# TO BE DONE
Please retype the data in full and exactly; the pictures are not part of the copy.

# DATASET EXTRACT
--- --- ---

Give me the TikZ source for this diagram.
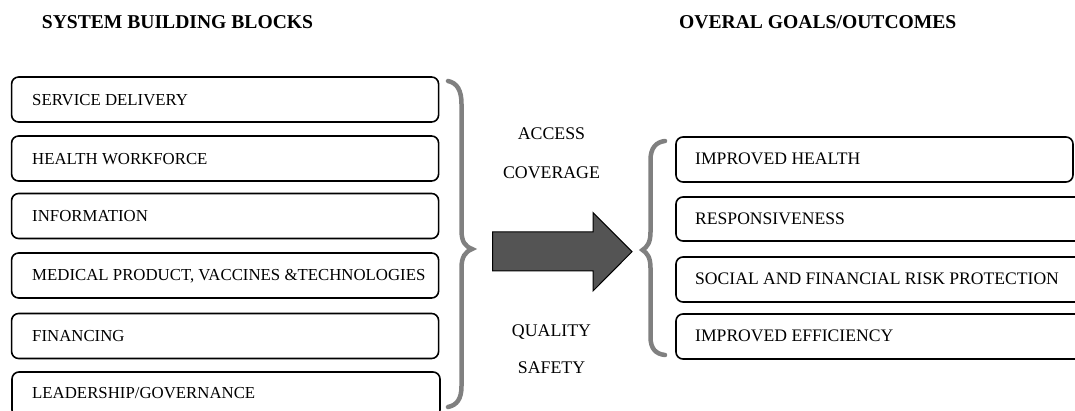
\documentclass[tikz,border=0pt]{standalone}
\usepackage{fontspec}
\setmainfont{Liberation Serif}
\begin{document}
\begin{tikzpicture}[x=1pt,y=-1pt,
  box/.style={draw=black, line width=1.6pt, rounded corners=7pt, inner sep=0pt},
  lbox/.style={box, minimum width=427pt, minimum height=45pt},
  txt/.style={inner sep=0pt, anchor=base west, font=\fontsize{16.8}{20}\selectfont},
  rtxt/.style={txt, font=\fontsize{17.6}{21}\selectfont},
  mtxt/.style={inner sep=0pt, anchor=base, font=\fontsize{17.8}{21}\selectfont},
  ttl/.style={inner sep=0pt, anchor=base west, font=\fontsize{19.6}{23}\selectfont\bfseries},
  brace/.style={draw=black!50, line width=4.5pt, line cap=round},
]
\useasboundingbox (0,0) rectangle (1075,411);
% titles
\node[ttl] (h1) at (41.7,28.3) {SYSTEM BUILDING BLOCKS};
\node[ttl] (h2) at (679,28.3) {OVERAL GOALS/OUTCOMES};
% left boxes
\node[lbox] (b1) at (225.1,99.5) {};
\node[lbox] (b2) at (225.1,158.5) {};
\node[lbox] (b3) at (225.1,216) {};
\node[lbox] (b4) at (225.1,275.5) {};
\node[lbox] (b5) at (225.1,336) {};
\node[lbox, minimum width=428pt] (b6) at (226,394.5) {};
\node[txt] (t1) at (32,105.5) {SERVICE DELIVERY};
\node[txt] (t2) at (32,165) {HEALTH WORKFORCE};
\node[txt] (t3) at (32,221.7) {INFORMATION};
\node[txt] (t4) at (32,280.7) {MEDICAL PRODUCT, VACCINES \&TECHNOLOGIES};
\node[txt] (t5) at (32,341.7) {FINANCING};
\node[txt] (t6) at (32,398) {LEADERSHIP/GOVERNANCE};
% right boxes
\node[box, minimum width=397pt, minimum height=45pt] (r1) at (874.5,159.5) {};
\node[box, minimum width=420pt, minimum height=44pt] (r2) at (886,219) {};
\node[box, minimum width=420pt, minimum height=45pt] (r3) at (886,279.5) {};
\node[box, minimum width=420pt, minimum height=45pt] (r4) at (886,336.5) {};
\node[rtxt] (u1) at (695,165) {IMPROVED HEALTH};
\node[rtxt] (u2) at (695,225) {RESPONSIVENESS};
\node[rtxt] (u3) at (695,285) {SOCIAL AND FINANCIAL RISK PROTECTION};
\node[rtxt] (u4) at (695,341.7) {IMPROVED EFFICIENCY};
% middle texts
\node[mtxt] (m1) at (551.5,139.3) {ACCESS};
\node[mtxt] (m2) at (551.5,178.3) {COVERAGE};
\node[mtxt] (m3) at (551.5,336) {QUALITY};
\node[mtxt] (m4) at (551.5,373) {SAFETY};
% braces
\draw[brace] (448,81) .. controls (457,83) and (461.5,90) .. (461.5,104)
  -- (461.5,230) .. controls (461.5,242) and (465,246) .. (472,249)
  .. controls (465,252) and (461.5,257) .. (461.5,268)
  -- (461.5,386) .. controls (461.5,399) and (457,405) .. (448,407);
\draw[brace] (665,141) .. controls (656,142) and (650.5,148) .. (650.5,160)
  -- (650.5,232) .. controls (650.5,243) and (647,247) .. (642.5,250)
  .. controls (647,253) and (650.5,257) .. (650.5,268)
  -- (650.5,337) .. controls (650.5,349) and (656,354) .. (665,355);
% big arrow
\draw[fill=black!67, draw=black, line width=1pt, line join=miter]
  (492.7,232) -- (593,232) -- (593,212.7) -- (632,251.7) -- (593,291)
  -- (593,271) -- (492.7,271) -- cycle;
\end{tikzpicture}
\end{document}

--- --- ---

# SOLUTION TO THIS PROBLEM
Give me the TikZ source for this diagram.
\documentclass[tikz,border=0pt]{standalone}
\usepackage{fontspec}
\setmainfont{Liberation Serif}
\begin{document}
\begin{tikzpicture}[x=1pt,y=-1pt,
  box/.style={draw=black, line width=1.6pt, rounded corners=7pt, inner sep=0pt},
  lbox/.style={box, minimum width=427pt, minimum height=45pt},
  txt/.style={inner sep=0pt, anchor=base west, font=\fontsize{16.8}{20}\selectfont},
  rtxt/.style={txt, font=\fontsize{17.6}{21}\selectfont},
  mtxt/.style={inner sep=0pt, anchor=base, font=\fontsize{17.8}{21}\selectfont},
  ttl/.style={inner sep=0pt, anchor=base west, font=\fontsize{19.6}{23}\selectfont\bfseries},
  brace/.style={draw=black!50, line width=4.5pt, line cap=round},
]
\useasboundingbox (0,0) rectangle (1075,411);
% titles
\node[ttl] (h1) at (41.7,28.3) {SYSTEM BUILDING BLOCKS};
\node[ttl] (h2) at (679,28.3) {OVERAL GOALS/OUTCOMES};
% left boxes
\node[lbox] (b1) at (225.1,99.5) {};
\node[lbox] (b2) at (225.1,158.5) {};
\node[lbox] (b3) at (225.1,216) {};
\node[lbox] (b4) at (225.1,275.5) {};
\node[lbox] (b5) at (225.1,336) {};
\node[lbox, minimum width=428pt] (b6) at (226,394.5) {};
\node[txt] (t1) at (32,105.5) {SERVICE DELIVERY};
\node[txt] (t2) at (32,165) {HEALTH WORKFORCE};
\node[txt] (t3) at (32,221.7) {INFORMATION};
\node[txt] (t4) at (32,280.7) {MEDICAL PRODUCT, VACCINES \&TECHNOLOGIES};
\node[txt] (t5) at (32,341.7) {FINANCING};
\node[txt] (t6) at (32,398) {LEADERSHIP/GOVERNANCE};
% right boxes
\node[box, minimum width=397pt, minimum height=45pt] (r1) at (874.5,159.5) {};
\node[box, minimum width=420pt, minimum height=44pt] (r2) at (886,219) {};
\node[box, minimum width=420pt, minimum height=45pt] (r3) at (886,279.5) {};
\node[box, minimum width=420pt, minimum height=45pt] (r4) at (886,336.5) {};
\node[rtxt] (u1) at (695,165) {IMPROVED HEALTH};
\node[rtxt] (u2) at (695,225) {RESPONSIVENESS};
\node[rtxt] (u3) at (695,285) {SOCIAL AND FINANCIAL RISK PROTECTION};
\node[rtxt] (u4) at (695,341.7) {IMPROVED EFFICIENCY};
% middle texts
\node[mtxt] (m1) at (551.5,139.3) {ACCESS};
\node[mtxt] (m2) at (551.5,178.3) {COVERAGE};
\node[mtxt] (m3) at (551.5,336) {QUALITY};
\node[mtxt] (m4) at (551.5,373) {SAFETY};
% braces
\draw[brace] (448,81) .. controls (457,83) and (461.5,90) .. (461.5,104)
  -- (461.5,230) .. controls (461.5,242) and (465,246) .. (472,249)
  .. controls (465,252) and (461.5,257) .. (461.5,268)
  -- (461.5,386) .. controls (461.5,399) and (457,405) .. (448,407);
\draw[brace] (665,141) .. controls (656,142) and (650.5,148) .. (650.5,160)
  -- (650.5,232) .. controls (650.5,243) and (647,247) .. (642.5,250)
  .. controls (647,253) and (650.5,257) .. (650.5,268)
  -- (650.5,337) .. controls (650.5,349) and (656,354) .. (665,355);
% big arrow
\draw[fill=black!67, draw=black, line width=1pt, line join=miter]
  (492.7,232) -- (593,232) -- (593,212.7) -- (632,251.7) -- (593,291)
  -- (593,271) -- (492.7,271) -- cycle;
\end{tikzpicture}
\end{document}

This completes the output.